Lehnt das Gericht den Antrag auf Bestimmung einer Frist ab, so ist hiergegen die sofortige Beschwerde analog §§ 567 ff. ZPO gegeben.[92] Dafür spricht insbesondere die Sachnähe zur Verfahrensaussetzung, die nach § 21 Abs. 2 FamFG ebenfalls mit sofortiger Beschwerde angefochten werden kann. Leistet derjenige, der die einstweilige Anordnung erwirkt hatte, der Anordnung der Antragstellung zur Hauptsache nicht fristgerecht Folge, so ist die einstweilige Anordnung zwingend aufzuheben, § 52 Abs. 2 S. 3 FamFG. Antragstellung erfordert nach zutr. h.M. Rechtshängigkeit, allerdings einschließlich der Vorwirkung nach § 167 ZPO.[93] Der Aufhebungsbeschluss ist anfechtbar, wenn auch die einstweilige Anordnung nach § 57 FamFG anfechtbar wäre.[94]

[88] Kemper/Schreiber/Stockmann, § 52 Rn 4.
[90] Kemper/Schreiber/Stockmann, § 52 Rn 4.
[91] OLG Dresden, Beschl. v. 5.7.2016 – 20 UF 409/16, juris; ebenso OLG Karlsruhe FamRZ 2011, 571 mit zahlreichen Beispielen.
[92] OLG Karlsruhe FamRZ 2011, 571 (arg. § 926 ZPO) m. krit.

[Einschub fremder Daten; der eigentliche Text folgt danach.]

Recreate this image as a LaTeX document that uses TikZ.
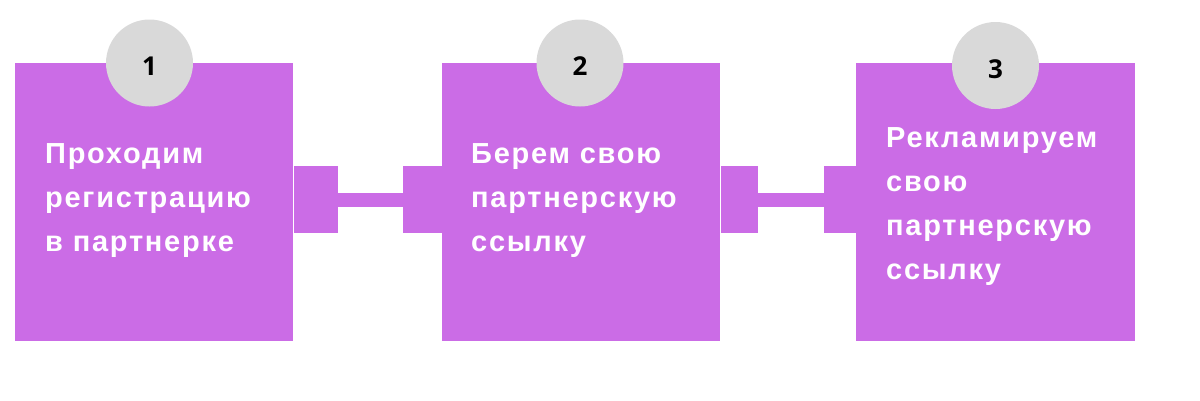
\documentclass[tikz,border=0pt]{standalone}
\usepackage{fontspec}
\setmainfont{Liberation Sans}
\newfontfamily\stepfont[LetterSpace=6]{Liberation Sans Bold}
\newfontfamily\numfont{Open Sans Bold}
\usetikzlibrary{positioning}
\definecolor{stepviolet}{HTML}{CB6CE6}
\definecolor{numgray}{HTML}{D9D9D9}

\begin{document}
\begin{tikzpicture}[x=1pt, y=-1pt,
  stepbox/.style={fill=stepviolet, minimum width=278pt, minimum height=278pt, inner sep=0pt, anchor=north west},
  tabbox/.style={fill=stepviolet, minimum height=67pt, inner sep=0pt},
  numdisk/.style={circle, fill=numgray, minimum size=87pt, inner sep=0pt, text height=25.5pt, text depth=0pt,
    font=\numfont\fontsize{26}{30}\selectfont},
  steptext/.style={text=white, font=\stepfont\fontsize{29}{44}\selectfont, align=left, anchor=base west, inner sep=0pt},
  link/.style={stepviolet, line width=14pt}]
\useasboundingbox (0,0) rectangle (1200,400);
%%%%% Boxes %%%%%
\node[stepbox] (box1) at (15,63) {};
\node[stepbox] (box2) at (442,63) {};
\node[stepbox, minimum width=279pt] (box3) at (856,63) {};
%%%%% Tabs %%%%%
\node[tabbox, minimum width=44pt, anchor=west] (tab1r) at ([yshift=2.5pt]box1.east) {};
\node[tabbox, minimum width=39pt, anchor=east] (tab2l) at ([yshift=2.5pt]box2.west) {};
\node[tabbox, minimum width=37pt, anchor=west] (tab2r) at ([yshift=2.5pt]box2.east) {};
\node[tabbox, minimum width=32pt, anchor=east] (tab3l) at ([yshift=2.5pt]box3.west) {};
\draw[link] (tab1r.east) -- (tab2l.west);
\draw[link] (tab2r.east) -- (tab3l.west);
%%%%% Numbers %%%%%
\node[numdisk] (num1) at (149.5,63) {1};
\node[numdisk] (num2) at (580,63) {2};
\node[numdisk] (num3) at (995.5,65.5) {3};
%%%%% Texts %%%%%
\node[steptext] (text1) at (45,251) {Проходим\\регистрацию\\в партнерке};
\node[steptext] (text2) at (471,251) {Берем свою\\партнерскую\\ссылку};
\node[steptext] (text3) at (886,279) {Рекламируем\\свою\\партнерскую\\ссылку};
\end{tikzpicture}
\end{document}
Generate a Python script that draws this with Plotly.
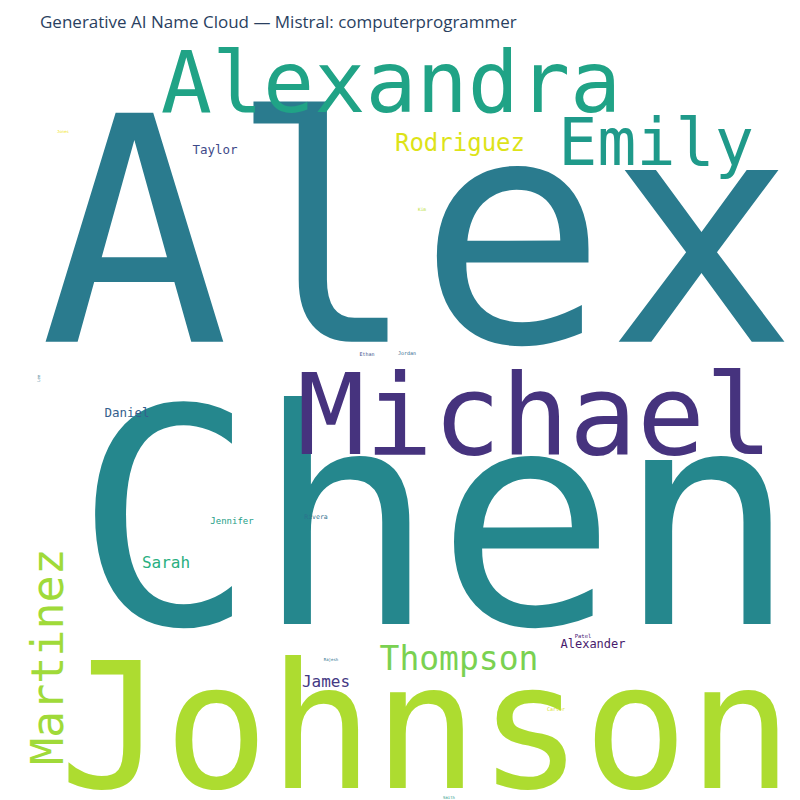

Anm. van Els; ebenso Giers, FGPrax 2011, 1, 2; Weinreich, FuR 2011, 301, 306; a.A. – Beschwerde nach § 58 FamFG – OLG Stuttgart FamRZ 2015, 2078; eine Anfechtbarkeit vollständig ablehnend Zöller/Feskorn, § 52 Rn 5; Thomas/Putzo/Reichold, § 52 Rn 7; dazu neigend, aber im Ergebnis offenlassend OLG Dresden, Beschl. v. 5.7.2016 – 20 UF 409/16, juris.
[93] Siehe dazu eingehend Holznagel, NZFam 2015, 494 m.z.w.N. auch zur Gegenmeinung.